■ WRITTEN INSTRUCTION ■
Quote the records exactly, starting at the first line and stopping after the line with "(pate) at (78,317)"; skip the pictures.

■ AVAILABLE DATA ■
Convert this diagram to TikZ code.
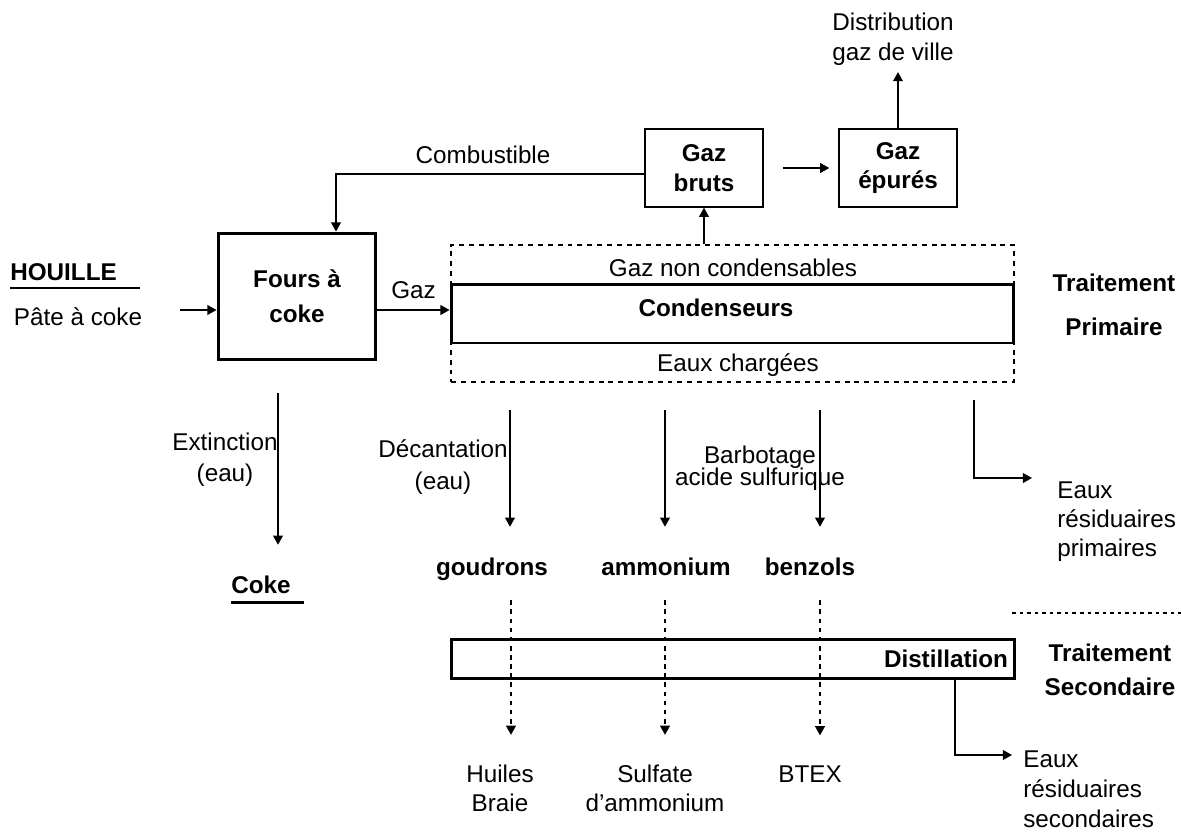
\documentclass[tikz,border=0pt]{standalone}
\usepackage{fontspec}
\setmainfont{Liberation Sans}
\usepackage{tikz}
\usetikzlibrary{arrows.meta,calc}
\newcommand{\diagfont}{\fontsize{13.8}{16.5}\selectfont}
\newcommand{\tightfont}{\fontsize{13.8}{12.5}\selectfont\lineskiplimit-10pt\relax}
\tikzset{
  every node/.style={font=\diagfont},
  lbl/.style={inner sep=0pt,align=center},
  bold/.style={lbl,font=\diagfont\bfseries},
  prod/.style={bold,text height=10pt,text depth=3pt},
  unit/.style={draw,line width=0.85pt,inner sep=0pt,align=center,
    font=\fontsize{13.8}{17}\selectfont\bfseries,
    minimum width=2.36cm,minimum height=1.56cm},
  mainbox/.style={draw,line width=1.7pt,inner sep=0pt},
  zone/.style={draw,line width=1.3pt,dash pattern=on 2.8pt off 2.8pt},
  arr/.style={-{Triangle[length=5.2pt,width=5.6pt]},line width=0.75pt},
  dotarr/.style={arr,dash pattern=on 2.6pt off 2.6pt},
  uline/.style={line width=1.6pt},
  sepline/.style={line width=0.75pt,dash pattern=on 2pt off 2.3pt}
}

\begin{document}
\begin{tikzpicture}[x=0.02cm,y=-0.02cm]
  \useasboundingbox (0,0) rectangle (1181,832);

  % Coal feed
  \node[bold,text depth=3pt,anchor=west] (houille) at (10,274.5) {HOUILLE};
  \draw[uline] ([yshift=-0.04cm]houille.south west) -- ++(130,0);
  \node[lbl] (pate) at (78,317) {Pâte à coke};

  % Coke ovens and condensers
  \node[mainbox,align=center,font=\fontsize{13.8}{19.9}\selectfont\bfseries,
    minimum width=3.16cm,minimum height=2.54cm] (fours) at (297,296.5) {Fours à\\coke};
  \node[zone,minimum width=11.26cm,minimum height=2.74cm] (primzone) at (732.5,313.5) {};
  \node[mainbox,minimum width=11.26cm,minimum height=1.18cm] (cond) at (732.5,313.5) {};
  \node[bold] (condtxt) at (716,308) {Condenseurs};
  \node[lbl] (gnc) at (733,268) {Gaz non condensables};
  \node[lbl] (eauxch) at (738,365.5) {Eaux chargées};

  \coordinate (feed) at (180,310);
  \draw[arr] (feed) -- (feed -| fours.west);
  \draw[arr] (fours.east |- feed) -- (cond.west |- feed)
    node[midway,above,inner sep=6pt] {Gaz};

  % Gas cleaning
  \node[unit] (bruts) at (704,168) {Gaz\\bruts};
  \node[unit] (epures) at (898,168) {Gaz\\épurés};
  \node[lbl,font=\fontsize{13.8}{17}\selectfont] (distrib) at (893,39.5) {Distribution\\gaz de ville};
  \draw[arr] (primzone.north -| bruts) -- (bruts.south);
  \draw[arr] ([xshift=0.38cm]bruts.east) -- ([xshift=-0.18cm]epures.west);
  \draw[arr,shorten >=0.12cm] (epures.north) -- (epures.north |- distrib.south);

  \coordinate (comb) at (336,174);
  \draw[arr] (bruts.west |- comb) -- (comb) -- (comb |- fours.north);
  \node[lbl] (combtxt) at (483,155) {Combustible};

  % Coke quench
  \node[prod] (coke) at (261,587.5) {Coke};
  \draw[uline] ([yshift=-0.06cm]coke.south west) -- ++(73,0);
  \node[lbl,font=\fontsize{13.8}{17.6}\selectfont] (ext) at (225,460) {Extinction\\(eau)};
  \coordinate (xc) at (278,0);
  \draw[arr,shorten <=0.64cm,shorten >=0.62cm] (fours.south -| xc) -- (xc |- coke.north);

  % Primary products
  \node[prod] (goud) at (492,569.5) {goudrons};
  \node[prod] (ammo) at (666,569.5) {ammonium};
  \node[prod] (benz) at (810,569.5) {benzols};
  \foreach \p/\x in {goud/510,ammo/665,benz/820}{
    \coordinate (x\p) at (\x,0);
    \draw[arr,shorten <=0.54cm,shorten >=0.62cm] (primzone.south -| x\p) -- (x\p |- \p.north);
  }
  \node[lbl,font=\fontsize{13.8}{18.2}\selectfont] (decant) at (443,467) {Décantation\\(eau)};
  \node[lbl,font=\tightfont] (barbo) at (760,468.5) {Barbotage\\acide sulfurique};

  % Primary waters
  \node[lbl,align=left,anchor=west,font=\fontsize{13.8}{16.4}\selectfont] (eprim) at (1057,521.5)
    {Eaux\\résiduaires\\primaires};
  \coordinate (xp) at (974,478);
  \draw[arr,shorten <=0.34cm,shorten >=0.5cm] (primzone.south -| xp) -- (xp) -- (xp -| eprim.west);
  \node[bold,font=\fontsize{13.8}{25}\selectfont\bfseries] (tprim) at (1114,305) {Traitement\\Primaire};

  % Secondary treatment
  \draw[sepline] (1012,613) -- (1181,613);
  \node[mainbox,minimum width=11.28cm,minimum height=0.78cm,text width=11cm,align=right,
    font=\diagfont\bfseries] (dist) at (733,659) {Distillation};
  \node[bold,font=\fontsize{13.8}{19.3}\selectfont\bfseries] (tsec) at (1110,670) {Traitement\\Secondaire};

  \node[lbl,font=\fontsize{13.8}{16.4}\selectfont] (huiles) at (500,788.5) {Huiles\\Braie};
  \node[lbl,font=\fontsize{13.8}{16.4}\selectfont] (sulf) at (655,788.5) {Sulfate\\d’ammonium};
  \node[lbl] (btex) at (810,774) {BTEX};
  \foreach \p/\q/\x in {goud/huiles/511,ammo/sulf/665,benz/btex/820}{
    \coordinate (d\q) at (\x,0);
    \draw[dotarr,shorten <=0.38cm,shorten >=0.6cm] (\p.south -| d\q) -- (d\q |- \q.north);
  }

  % Secondary waters
  \node[lbl,align=left,anchor=west,font=\fontsize{13.8}{17}\selectfont] (esec) at (1023,789)
    {Eaux\\résiduaires\\secondaires};
  \coordinate (xs) at (955,755);
  \draw[arr,shorten >=0.22cm] (dist.south -| xs) -- (xs) -- (xs -| esec.west);
\end{tikzpicture}
\end{document}
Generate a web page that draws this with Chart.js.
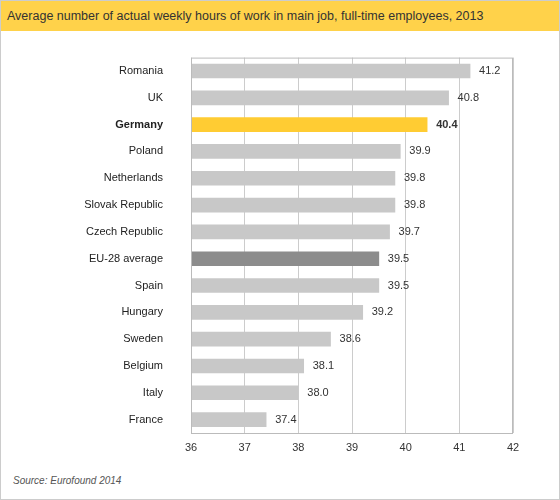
<!DOCTYPE html>
<html><head><meta charset="utf-8">
<script src="https://cdn.jsdelivr.net/npm/chart.js@4"></script>
<style>
body{margin:0;background:#fff;font-family:"Liberation Sans",Arial,sans-serif}
#wrap{position:relative;width:558px;height:498px;border:1px solid #ccc}
#title{position:absolute;left:0;top:0;width:558px;height:30px;background:#FFD24A;font-size:12.5px;color:#333;line-height:30px;padding-left:6px;box-sizing:border-box}
#cv{position:absolute;left:0;top:30px}
#src{position:absolute;left:12px;top:474px;font-size:10px;font-style:italic;color:#555}
</style></head><body>
<div id="wrap">
<div id="title">Average number of actual weekly hours of work in main job, full-time employees, 2013</div>
<canvas id="cv" width="558" height="440"></canvas>
<div id="src">Source: Eurofound 2014</div>
</div>
<script>
const categories=["Romania","UK","Germany","Poland","Netherlands","Slovak Republic","Czech Republic","EU-28 average","Spain","Hungary","Sweden","Belgium","Italy","France"];
const hours=[41.2,40.8,40.4,39.9,39.8,39.8,39.7,39.5,39.5,39.2,38.6,38.1,38.0,37.4];
const xTicks=[36,37,38,39,40,41,42];
const colors=categories.map(c=>c==="Germany"?"#FFCC33":c==="EU-28 average"?"#8C8C8C":"#C8C8C8");
const labelPlugin={id:"vals",afterDatasetsDraw(chart){
 const ctx=chart.ctx;const meta=chart.getDatasetMeta(0);
 meta.data.forEach((b,i)=>{
  ctx.save();
  ctx.font=(categories[i]==="Germany"?"bold ":"")+"11px 'Liberation Sans', Arial";
  ctx.fillStyle="#333";ctx.textBaseline="middle";
  ctx.fillText(hours[i].toFixed(1),b.x+9,b.y);
  ctx.restore();
 });
 const a=chart.chartArea;ctx.save();ctx.strokeStyle="#bbb";ctx.lineWidth=1;
 ctx.strokeRect(a.left+0.5,a.top+0.5,a.right-a.left-1,a.bottom-a.top);ctx.restore();
}};
new Chart(document.getElementById("cv"),{
 type:"bar",
 data:{labels:categories,datasets:[{data:hours,backgroundColor:colors,barThickness:14,borderWidth:0}]},
 options:{indexAxis:"y",responsive:false,animation:false,
  layout:{padding:{top:22,right:46,left:0,bottom:0}},
  plugins:{legend:{display:false},tooltip:{enabled:false}},
  scales:{
   x:{min:36,max:42,afterBuildTicks(s){s.ticks=xTicks.map(v=>({value:v}));},
    afterFit(s){s.height=38;},
    grid:{color:"#ccc",drawTicks:false},border:{display:false},
    ticks:{padding:8,color:"#333",font:{size:11,family:"'Liberation Sans', Arial"}}},
   y:{afterFit(s){s.width=190;},grid:{display:false},border:{display:false},
    ticks:{padding:20,color:"#222",font:(c)=>({size:11,family:"'Liberation Sans', Arial",weight:categories[c.index]==="Germany"?"bold":"normal"})}}
  }},
 plugins:[labelPlugin]
});
</script></body></html>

■ ANSWER BELOW ■
Convert this diagram to TikZ code.
\documentclass[tikz,border=0pt]{standalone}
\usepackage{fontspec}
\setmainfont{Liberation Sans}
\usepackage{tikz}
\usetikzlibrary{arrows.meta,calc}
\newcommand{\diagfont}{\fontsize{13.8}{16.5}\selectfont}
\newcommand{\tightfont}{\fontsize{13.8}{12.5}\selectfont\lineskiplimit-10pt\relax}
\tikzset{
  every node/.style={font=\diagfont},
  lbl/.style={inner sep=0pt,align=center},
  bold/.style={lbl,font=\diagfont\bfseries},
  prod/.style={bold,text height=10pt,text depth=3pt},
  unit/.style={draw,line width=0.85pt,inner sep=0pt,align=center,
    font=\fontsize{13.8}{17}\selectfont\bfseries,
    minimum width=2.36cm,minimum height=1.56cm},
  mainbox/.style={draw,line width=1.7pt,inner sep=0pt},
  zone/.style={draw,line width=1.3pt,dash pattern=on 2.8pt off 2.8pt},
  arr/.style={-{Triangle[length=5.2pt,width=5.6pt]},line width=0.75pt},
  dotarr/.style={arr,dash pattern=on 2.6pt off 2.6pt},
  uline/.style={line width=1.6pt},
  sepline/.style={line width=0.75pt,dash pattern=on 2pt off 2.3pt}
}

\begin{document}
\begin{tikzpicture}[x=0.02cm,y=-0.02cm]
  \useasboundingbox (0,0) rectangle (1181,832);

  % Coal feed
  \node[bold,text depth=3pt,anchor=west] (houille) at (10,274.5) {HOUILLE};
  \draw[uline] ([yshift=-0.04cm]houille.south west) -- ++(130,0);
  \node[lbl] (pate) at (78,317) {Pâte à coke};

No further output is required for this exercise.